Mr George questioned whether that was likely. "If the prospects for earnings tail down, won't there have to be an adjustment in the stock market?" he asked.
The Governor's warning was similar to that of Alan Greenspan, chairman of the US Federal Reserve, who last year warned that the financial markets were guilty of "irrational exuberance".
Mr George said there were good reasons why the stock market had risen so steadily until now. "A lot of that can be explained by the move of the world economy to a more stable general environment, so that nominal yields on riskless assets have come down very substantially and you'd expect other asset prices to rise to reflect that." However, this adjustment did not mean that share prices would carry on rising indefinitely.
Speaking on BBC Television, Mr George said the Bank of England was concerned about the effect on Britain from the economic crisis in Asia.
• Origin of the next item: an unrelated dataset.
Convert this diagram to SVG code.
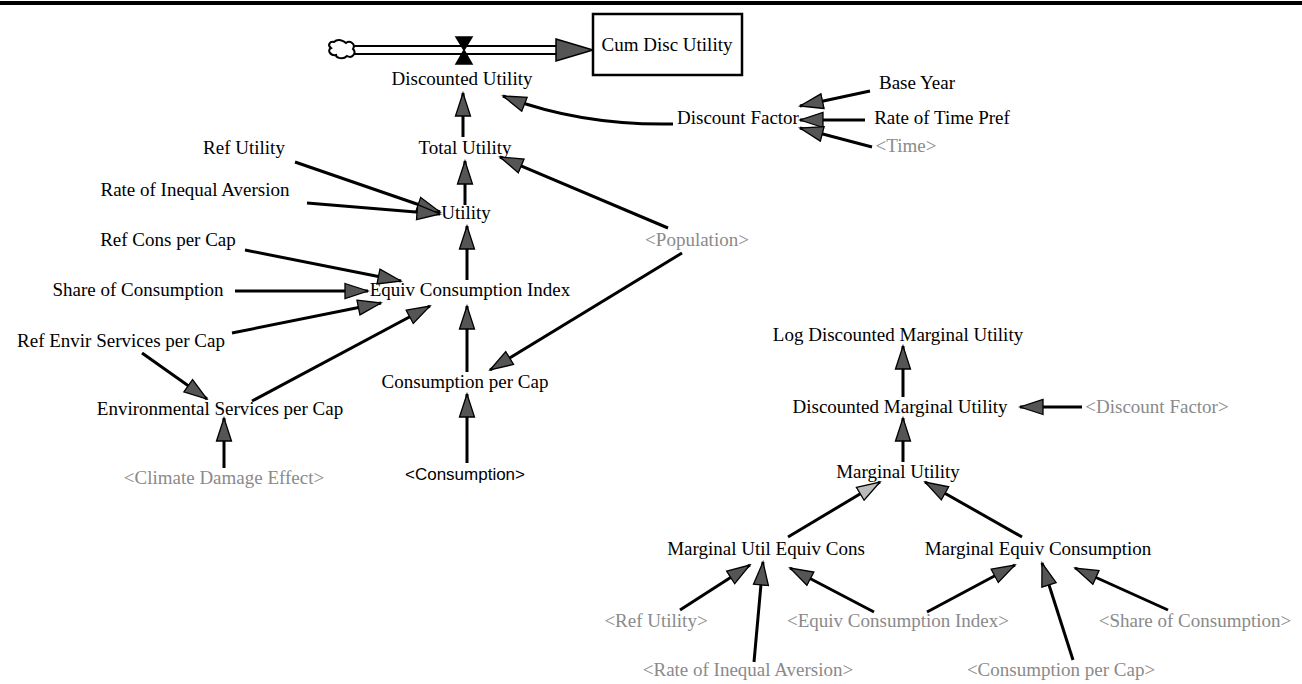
<svg xmlns="http://www.w3.org/2000/svg" width="1302" height="684" viewBox="0 0 1302 684">
<style>
  .t { font-family: "Liberation Serif", "Times New Roman", serif; font-size: 19px; fill: #000; text-anchor: middle; }
  .s { font-family: "Liberation Serif", "Times New Roman", serif; font-size: 19px; fill: #8a8a8a; text-anchor: middle; }
  .a { font-family: "Liberation Sans", Arial, sans-serif; font-size: 17px; fill: #000; text-anchor: middle; }
  .c { fill: none; stroke: #000; stroke-width: 3; marker-end: url(#ah); }
  .l { fill: none; stroke: #000; stroke-width: 3; marker-end: url(#ahl); }
</style>
<defs>
  <marker id="ah" markerUnits="userSpaceOnUse" viewBox="0 0 26 18" markerWidth="26" markerHeight="18" refX="24" refY="9" orient="auto">
    <path d="M1,1.5 L24,9 L1,16.5 z" fill="#555" stroke="#000" stroke-width="1.3"/>
  </marker>
  <marker id="ahl" markerUnits="userSpaceOnUse" viewBox="0 0 26 18" markerWidth="26" markerHeight="18" refX="24" refY="9" orient="auto">
    <path d="M1,1.5 L24,9 L1,16.5 z" fill="#bbb" stroke="#000" stroke-width="1.3"/>
  </marker>
</defs>
<rect width="1302" height="684" fill="#fff"/>
<line x1="0" y1="3" x2="1302" y2="3" stroke="#000" stroke-width="4"/>

<g id="connectors">
  <!-- flow pipe -->
  <line x1="352" y1="46" x2="558" y2="46" stroke="#000" stroke-width="2"/>
  <line x1="352" y1="54" x2="558" y2="54" stroke="#000" stroke-width="2"/>
  <polygon points="556,39 593,50 556,61" fill="#555" stroke="#000" stroke-width="1.5"/>
  <path d="M456,37 L472,37 L464,50 L472,64 L456,64 L464,50 z" fill="#000" stroke="#000" stroke-width="1.5"/>
  <!-- top cluster -->
  <path class="c" d="M463,137 L463,93"/>
  <path class="c" d="M673,124 C620,125 560,118 503,96"/>
  <path class="c" d="M870,91 L800,106"/>
  <path class="c" d="M865,120 L800,120"/>
  <path class="c" d="M872,147 L800,128"/>
  <!-- left cluster -->
  <path class="c" d="M465,205 L465,161"/>
  <path class="c" d="M295,162 L440,212"/>
  <path class="c" d="M307,203 L440,214"/>
  <path class="c" d="M467,280 L467,226"/>
  <path class="c" d="M245,250 L401,281"/>
  <path class="c" d="M235,291 L368,291"/>
  <path class="c" d="M232,333 L381,303"/>
  <path class="c" d="M252,401 L430,306"/>
  <path class="c" d="M467,372 L467,306"/>
  <path class="c" d="M668,228 L500,157"/>
  <path class="c" d="M682,253 L490,370"/>
  <path class="c" d="M142,353 L207,399"/>
  <path class="c" d="M224,468 L224,418"/>
  <path class="c" d="M467,463 L467,394"/>
  <!-- right cluster -->
  <path class="c" d="M903,397 L903,346"/>
  <path class="c" d="M903,462 L903,418"/>
  <path class="c" d="M1082,407 L1020,407"/>
  <path class="l" d="M788,537 L880,482"/>
  <path class="c" d="M1022,537 L925,482"/>
  <path class="c" d="M680,610 L750,565"/>
  <path class="c" d="M754,662 L763,562"/>
  <path class="c" d="M874,612 L790,568"/>
  <path class="c" d="M927,612 L1015,565"/>
  <path class="c" d="M1073,660 L1042,563"/>
  <path class="c" d="M1168,610 L1075,568"/>
</g>

<g id="cloud"><path d="M334,42 C338,38 344,41 346,43 C350,40 356,44 353,49 C357,53 352,59 347,56 C343,60 336,58 336,55 C330,56 327,50 331,48 C327,45 330,41 334,42 z" fill="#fff" stroke="#000" stroke-width="2"/></g>
<g id="cum-disc-utility"><rect x="593" y="14" width="149" height="61" fill="#fff" stroke="#000" stroke-width="2.5"/><text class="t" x="667" y="51">Cum Disc Utility</text></g>
<g id="discounted-utility"><text class="t" x="462" y="85">Discounted Utility</text></g>
<g id="discount-factor"><text class="t" x="738" y="124">Discount Factor</text></g>
<g id="base-year"><text class="t" x="917" y="89">Base Year</text></g>
<g id="rate-of-time-pref"><text class="t" x="942" y="124">Rate of Time Pref</text></g>
<g id="time-shadow"><text class="s" x="906" y="152">&lt;Time&gt;</text></g>
<g id="total-utility"><text class="t" x="465" y="154">Total Utility</text></g>
<g id="ref-utility"><text class="t" x="244" y="154">Ref Utility</text></g>
<g id="rate-of-inequal-aversion"><text class="t" x="195" y="196">Rate of Inequal Aversion</text></g>
<g id="utility"><text class="t" x="466" y="219">Utility</text></g>
<g id="ref-cons-per-cap"><text class="t" x="168" y="246">Ref Cons per Cap</text></g>
<g id="share-of-consumption"><text class="t" x="138" y="296">Share of Consumption</text></g>
<g id="equiv-consumption-index"><text class="t" x="470" y="296">Equiv Consumption Index</text></g>
<g id="ref-envir-services-per-cap"><text class="t" x="121" y="347">Ref Envir Services per Cap</text></g>
<g id="environmental-services-per-cap"><text class="t" x="220" y="415">Environmental Services per Cap</text></g>
<g id="consumption-per-cap"><text class="t" x="465" y="388">Consumption per Cap</text></g>
<g id="population-shadow"><text class="s" x="697" y="246">&lt;Population&gt;</text></g>
<g id="climate-damage-effect-shadow"><text class="s" x="224" y="484">&lt;Climate Damage Effect&gt;</text></g>
<g id="consumption-shadow"><text class="a" x="465" y="480">&lt;Consumption&gt;</text></g>
<g id="log-discounted-marginal-utility"><text class="t" x="898" y="341">Log Discounted Marginal Utility</text></g>
<g id="discounted-marginal-utility"><text class="t" x="900" y="413">Discounted Marginal Utility</text></g>
<g id="discount-factor-shadow"><text class="s" x="1157" y="413">&lt;Discount Factor&gt;</text></g>
<g id="marginal-utility"><text class="t" x="898" y="478">Marginal Utility</text></g>
<g id="marginal-util-equiv-cons"><text class="t" x="766" y="555">Marginal Util Equiv Cons</text></g>
<g id="marginal-equiv-consumption"><text class="t" x="1038" y="555">Marginal Equiv Consumption</text></g>
<g id="ref-utility-shadow"><text class="s" x="656" y="627">&lt;Ref Utility&gt;</text></g>
<g id="eci-shadow"><text class="s" x="898" y="627">&lt;Equiv Consumption Index&gt;</text></g>
<g id="share-of-consumption-shadow"><text class="s" x="1195" y="627">&lt;Share of Consumption&gt;</text></g>
<g id="rate-of-inequal-aversion-shadow"><text class="s" x="748" y="676">&lt;Rate of Inequal Aversion&gt;</text></g>
<g id="consumption-per-cap-shadow"><text class="s" x="1061" y="676">&lt;Consumption per Cap&gt;</text></g>
</svg>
He noted that some individual companies had already been affected. "But across the economy as a whole, that's not yet a huge effect, and actually we don't expect the impact on the United Kingdom directly to be as great as it is going to be for example on the United States economy, and possibly on the continental European economy.
"But we then expect that there could be an indirect effect as this thing accumulates, and so we're very concerned about the situation in Asia."
Turning to the domestic economy, Mr George said that higher wages and rising prices in the service industry were the largest threats to stable prices.
"The increase in earnings is inevitably going to affect all parts of the economy," he said. He added that while the prices of wholesale goods had been relatively stable, "service prices have been trending up".
However, Ruth Lea, head of policy at the Institute of Directors said employers should not get all the blame for rising inflation. She said that, if bonus payments were stripped out, pay settlements were running at 4.3 per cent rather than the headline figure of 5.2 per cent.